Where is the balance between speaking from the heart and listening with compassion?
Thanks to recent events, many of us have probably had a tough time lately keeping our cool in the midst of some contentious issues. We hear or see something which triggers some strong emotions, and our instinct is to either disengage completely, or else confront them with all our righteous wrath. Unfortunately, neither of these responses is the best for our own emotional health—or that of the person we’re talking to.
It’s hard balancing the desire to speak the honest truth—as we see it—and listen carefully to others. We’re hurting ourselves, and we want that pain to be acknowledged. We want to keep the other person from making a serious mistake, but we’re afraid they’ll ignore what we have to say. It could be that we see they’re in pain, but we worry that what we say might hurt them more. Or maybe we’re worn-out from seeing them hurt themselves in the same way, over and over again, and we just want to find a way to get through to them so that they’ll change their behavior.
How can we be have honest conversations on these sensitive issues in a way that is respectful to the other person without draining our own emotional reserves?
Make sure you’re ready.
If this is a particularly traumatic subject for you, make sure you’re ready to talk about it. It can take time to heal, and if you’re still feeling vulnerable, you run the risk of reopening some barely-closed wounds. It’s OK to distance yourself from someone if you’re feeling raw, or if you’re worried discussing this topic could hurt you again.
That said, you should take active steps to heal. Sometimes we become so used to hurting, or to holding bitter feelings against someone in our hearts, that we forget what a painful and unhealthy situation this is to be in. If you’re struggling with some very real pain—violence, abuse, mental illness, or loss—find a professional to help guide you through.

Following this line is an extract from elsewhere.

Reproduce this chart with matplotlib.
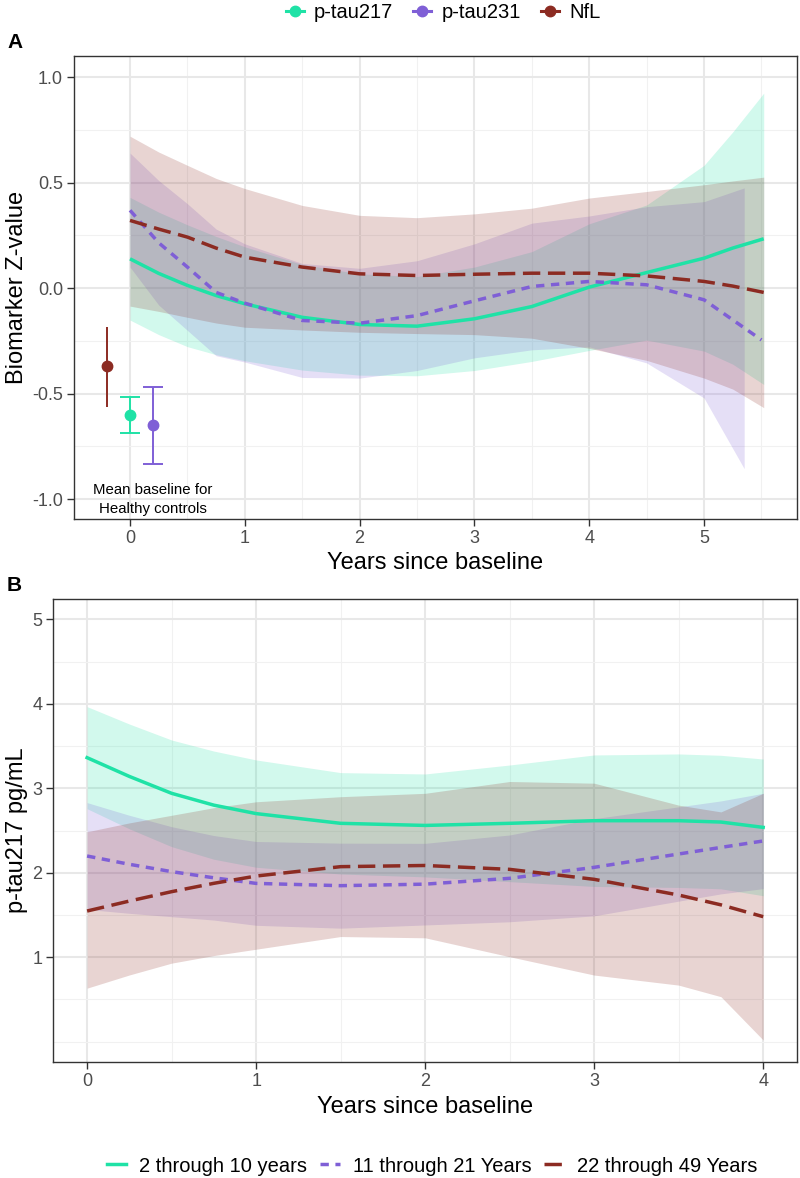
import matplotlib
matplotlib.use("Agg")
import matplotlib.pyplot as plt
from matplotlib.lines import Line2D
from matplotlib.ticker import MultipleLocator

plt.rcParams['font.family'] = ['Liberation Sans', 'DejaVu Sans']

# ---------------- Panel A data (Biomarker Z-value) ----------------
biomarkers = ["p-tau217", "p-tau231", "NfL"]

xA = [0, 0.25, 0.5, 0.75, 1, 1.5, 2, 2.5, 3, 3.5, 4, 4.5, 5, 5.25, 5.52]
ptau217_fit = [0.139, 0.07, 0.013, -0.035, -0.074, -0.138, -0.172, -0.180, -0.145, -0.087, 0.005, 0.074, 0.142, 0.19, 0.234]
ptau217_hi = [0.43, 0.36, 0.30, 0.245, 0.196, 0.112, 0.068, 0.055, 0.10, 0.173, 0.305, 0.394, 0.582, 0.74, 0.924]
ptau217_lo = [-0.151, -0.22, -0.277, -0.315, -0.344, -0.388, -0.412, -0.415, -0.39, -0.347, -0.295, -0.246, -0.298, -0.36, -0.456]

xA231_line = [0, 0.25, 0.5, 0.75, 1, 1.5, 2, 2.5, 3, 3.5, 4, 4.5, 5, 5.25, 5.5]
ptau231_fit = [0.369, 0.215, 0.10, -0.02, -0.071, -0.153, -0.166, -0.13, -0.06, 0.008, 0.032, 0.016, -0.055, -0.15, -0.245]
xA231_band = [0, 0.25, 0.5, 0.75, 1, 1.5, 2, 2.5, 3, 3.5, 4, 4.5, 5, 5.35]
ptau231_hi = [0.64, 0.51, 0.40, 0.28, 0.21, 0.117, 0.094, 0.13, 0.21, 0.308, 0.342, 0.386, 0.41, 0.475]
ptau231_lo = [0.10, -0.08, -0.20, -0.32, -0.35, -0.423, -0.426, -0.39, -0.33, -0.292, -0.278, -0.354, -0.52, -0.855]

nfl_fit = [0.321, 0.28, 0.242, 0.19, 0.147, 0.10, 0.068, 0.06, 0.066, 0.071, 0.071, 0.058, 0.032, 0.01, -0.02]
nfl_hi = [0.72, 0.645, 0.582, 0.52, 0.472, 0.392, 0.345, 0.334, 0.352, 0.379, 0.427, 0.458, 0.49, 0.508, 0.526]
nfl_lo = [-0.085, -0.11, -0.138, -0.165, -0.185, -0.198, -0.209, -0.215, -0.22, -0.237, -0.285, -0.342, -0.426, -0.478, -0.566]

# Healthy-control baseline means (x position, mean, lower, upper)
hc_x = [-0.2, 0.0, 0.2]
hc_names = ["NfL", "p-tau217", "p-tau231"]
hc_mean = [-0.371, -0.600, -0.649]
hc_lo = [-0.561, -0.686, -0.831]
hc_hi = [-0.182, -0.514, -0.466]

# ---------------- Panel B data (p-tau217 pg/mL) ----------------
age_groups = ["2 through 10 years", "11 through 21 Years", "22 through 49 Years"]
xB = [0, 0.25, 0.5, 0.75, 1, 1.5, 2, 2.5, 3, 3.5, 3.75, 4]
g1_fit = [3.362, 3.14, 2.94, 2.80, 2.70, 2.585, 2.56, 2.585, 2.616, 2.616, 2.60, 2.537]
g1_hi = [3.966, 3.76, 3.571, 3.44, 3.335, 3.185, 3.169, 3.275, 3.394, 3.406, 3.39, 3.346]
g1_lo = [2.758, 2.52, 2.309, 2.16, 2.065, 1.985, 1.951, 1.895, 1.838, 1.826, 1.81, 1.728]

g2_fit = [2.198, 2.10, 2.013, 1.94, 1.874, 1.847, 1.865, 1.934, 2.064, 2.222, 2.30, 2.376]
g2_hi = [2.83, 2.68, 2.545, 2.44, 2.37, 2.35, 2.348, 2.447, 2.64, 2.78, 2.85, 2.94]
g2_lo = [1.566, 1.52, 1.48, 1.44, 1.378, 1.344, 1.382, 1.42, 1.49, 1.664, 1.75, 1.812]

g3_fit = [1.547, 1.665, 1.776, 1.875, 1.961, 2.072, 2.086, 2.04, 1.922, 1.736, 1.62, 1.48]
g3_hi = [2.485, 2.59, 2.68, 2.77, 2.84, 2.90, 2.94, 3.08, 3.06, 2.80, 2.72, 2.94]
g3_lo = [0.634, 0.79, 0.93, 1.02, 1.095, 1.245, 1.23, 1.006, 0.789, 0.67, 0.533, 0.02]

# ---------------- styling ----------------
C_GREEN = '#1fe2a6'
C_PURPLE = '#7f5fd6'
C_BROWN = '#8c2b22'
FILL_ALPHA = 0.2
LW = 2.5
DASH_BROWN = (0, (5.0, 2.2))
DASH_PURPLE = (0, (2.4, 1.9))

W, H = 800, 1178
fig = plt.figure(figsize=(W / 100, H / 100), dpi=100)


def frac(l, t, r, b):
    return [l / W, 1 - b / H, (r - l) / W, (b - t) / H]


def style_axes(ax):
    for s in ax.spines.values():
        s.set_color('#333333')
        s.set_linewidth(1.0)
    ax.grid(True, which='major', color='#e8e8e8', linewidth=1.5, zorder=0)
    ax.grid(True, which='minor', color='#f1f1f1', linewidth=0.8, zorder=0)
    ax.set_axisbelow(True)
    ax.tick_params(which='major', length=5, width=1.0, color='#333333',
                   labelsize=13, labelcolor='#4d4d4d', pad=3)
    ax.tick_params(which='minor', length=0)


# ---------- Panel A ----------
axA = fig.add_axes(frac(74, 56, 797, 519.3))
style_axes(axA)
axA.fill_between(xA, ptau217_lo, ptau217_hi, color=C_GREEN, alpha=FILL_ALPHA, lw=0)
axA.plot(xA, ptau217_fit, color=C_GREEN, lw=LW, solid_capstyle='butt')
axA.fill_between(xA231_band, ptau231_lo, ptau231_hi, color=C_PURPLE, alpha=FILL_ALPHA, lw=0)
axA.plot(xA231_line, ptau231_fit, color=C_PURPLE, lw=LW, linestyle=DASH_PURPLE)
axA.fill_between(xA, nfl_lo, nfl_hi, color=C_BROWN, alpha=FILL_ALPHA, lw=0)
axA.plot(xA, nfl_fit, color=C_BROWN, lw=LW, linestyle=DASH_BROWN)

hc_colors = {"NfL": C_BROWN, "p-tau217": C_GREEN, "p-tau231": C_PURPLE}
for xv, nm, m, lo, hi in zip(hc_x, hc_names, hc_mean, hc_lo, hc_hi):
    cs = 0 if nm == "NfL" else 7
    axA.errorbar([xv], [m], yerr=[[m - lo], [hi - m]], fmt='o', color=hc_colors[nm],
                 ms=7.5, elinewidth=1.4, capsize=cs, capthick=1.4, zorder=5)

axA.text(0.2, -1.0, "Mean baseline for\nHealthy controls", ha='center', va='center',
         fontsize=10.8, linespacing=1.45, color='black')

axA.set_xlim(-0.488, 5.81)
axA.set_ylim(-1.095, 1.10)
axA.xaxis.set_major_locator(MultipleLocator(1))
axA.xaxis.set_minor_locator(MultipleLocator(0.5))
axA.yaxis.set_major_locator(MultipleLocator(0.5))
axA.yaxis.set_minor_locator(MultipleLocator(0.25))
axA.set_yticks([-1.0, -0.5, 0.0, 0.5, 1.0])
axA.set_yticklabels(["-1.0", "-0.5", "0.0", "0.5", "1.0"])
axA.set_xlabel("Years since baseline", fontsize=17, va='center')
axA.xaxis.set_label_coords(0.5, (519.3 - 563) / 463.3)
axA.set_ylabel("Biomarker Z-value", fontsize=17, va='center')
axA.yaxis.set_label_coords((17 - 74) / 723, 0.5)

# ---------- Panel B ----------
axB = fig.add_axes(frac(53.3, 599, 797, 1062))
style_axes(axB)
axB.fill_between(xB, g1_lo, g1_hi, color=C_GREEN, alpha=FILL_ALPHA, lw=0)
axB.plot(xB, g1_fit, color=C_GREEN, lw=LW)
axB.fill_between(xB, g2_lo, g2_hi, color=C_PURPLE, alpha=FILL_ALPHA, lw=0)
axB.plot(xB, g2_fit, color=C_PURPLE, lw=LW, linestyle=DASH_PURPLE)
axB.fill_between(xB, g3_lo, g3_hi, color=C_BROWN, alpha=FILL_ALPHA, lw=0)
axB.plot(xB, g3_fit, color=C_BROWN, lw=LW, linestyle=DASH_BROWN)

axB.set_xlim(-0.2, 4.2)
axB.set_ylim(-0.24, 5.24)
axB.xaxis.set_major_locator(MultipleLocator(1))
axB.xaxis.set_minor_locator(MultipleLocator(0.5))
axB.set_yticks([1, 2, 3, 4, 5])
axB.yaxis.set_minor_locator(MultipleLocator(0.5))
axB.set_xlabel("Years since baseline", fontsize=17, va='center')
axB.xaxis.set_label_coords(0.5, (1062 - 1107) / 463)
axB.set_ylabel("p-tau217 pg/mL", fontsize=17, va='center')
axB.yaxis.set_label_coords((17 - 53.3) / 743.7, 0.5)

# panel tags
fig.text(7 / W, 1 - 42 / H, "A", fontsize=15, fontweight='bold', va='center', ha='left')
fig.text(7 / W, 1 - 586 / H, "B", fontsize=15, fontweight='bold', va='center', ha='left')

# ---------- legends ----------
top_handles = [Line2D([], [], color=c, marker='o', ms=7.5, lw=2.2)
               for c in (C_GREEN, C_PURPLE, C_BROWN)]
fig.legend(top_handles, biomarkers, loc='center', bbox_to_anchor=(443 / W, 1 - 13 / H),
           ncol=3, frameon=False, fontsize=14.5, handlelength=0.9, handletextpad=0.5,
           columnspacing=1.0, borderaxespad=0, borderpad=0)

bot_handles = [Line2D([], [], color=C_GREEN, lw=LW),
               Line2D([], [], color=C_PURPLE, lw=LW, linestyle=DASH_PURPLE),
               Line2D([], [], color=C_BROWN, lw=LW, linestyle=DASH_BROWN)]
fig.legend(bot_handles, age_groups, loc='center', bbox_to_anchor=(432 / W, 1 - 1166 / H),
           ncol=3, frameon=False, fontsize=14.5, handlelength=0.95, handletextpad=0.65,
           columnspacing=0.65, borderaxespad=0, borderpad=0)

fig.savefig("out.png", dpi=100)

Once you’re strong again, part of your healing process may involve having some of these honest conversations with the people around you. A professional psychiatrist or counselor can help you understand when you’re ready.
Set aside time to talk.
Approaching these situations takes a lot of patience. If you find yourself entering sensitive territory in the heat of an argument, find a way to step back and calm down. Acknowledge with the other person that you’re broaching a difficult subject, and make sure you both agree that you want to move forward. Or, if you have the opportunity, ask ahead of time if you can talk about this subject, and find a time and place where you both feel comfortable talking.
So instead of starting drama with your best friend in the middle of a party, ask to have breakfast the next day. Or when your co-worker does something that bothers you, ask them out to coffee. And when your new Facebook friend starts posting things that make your blood boil, find a way to address it calmly and in person rather than over the Internet. Make sure you’re not springing the topic on them out of the blue, and then keep the following rules in mind.
Tough talk doesn’t help anything but your ego.
How many of us have charged into a sensitive topic full of the desire to dish out some “tough talk,” and then felt frustrated when our cold, hard common sense fell on deaf ears? The problem is that we’re so convinced we’re right (which we might not be) that we forget it’s not the most important thing.
Tough talk is not real talk. Real talk is sincere, compassionate, and supportive. Real talk lets those conversing experience one another’s presence in a potentially dark and isolating time. Tough talk however, comes from a place of impatience rather than love for the other person. We’re tired of dealing with their problem, and we feel it’s our right to weigh in. Whenever you feel the desire to deliver a lesson with the verbal equivalent of the ice bucket challenge, take a step back and ask yourself if it’s just your ego talking.
Hold your anger back.
Sometimes, someone will say something that triggers every frustrated, outraged bone in our body. We want to interrupt and start lecturing, then and there, with all the indignation we can muster. We see red.
The problem is, when we do this, we lose sight of the person in front of us. They may be wrong, and their actions may have consequences that go beyond themselves. But in a sensitive situation, they will never respond well to anger. If your goal is to have a meaningful dialogue, release your indignation and find a way to walk alongside that person. You’ll stand a better chance of winning them over if they don’t feel attacked.
Listening is not a compromise.
You can acknowledge pain and still speak honestly. Sometimes, we’re afraid to acknowledge another person’s suffering, because we’re afraid it will invalidate our own experience or worldview. Instead of listening to their pain, we respond with comments like “but it’s your own fault, if you’d just listened to me…” or else, “but this only proves what I’ve been telling you all along.”
When someone opens up to you about an intensely painful topic, it’s not the time to say “I told you so.” Instead, it’s time to focus on how best to heal the pain of that person. You don’t have to accept or agree with everything they say. But listening will allow you to better address the heart of the issue that both of you have committed to struggling with together.
Honesty can be subtle.
Sometimes, the most profound truths are also incredibly subtle. It’s rare that any of us are 100% right, and much more frequently we find that both of us are partially right and partially blind to the needs of the other.
This is especially true when it comes to particularly sensitive topics. You may disagree with someone over an intensely important issue, each of you seeing a different side of a larger problem. But when you balance compassion and honesty, you can find a way to work toward a closer understanding of each other.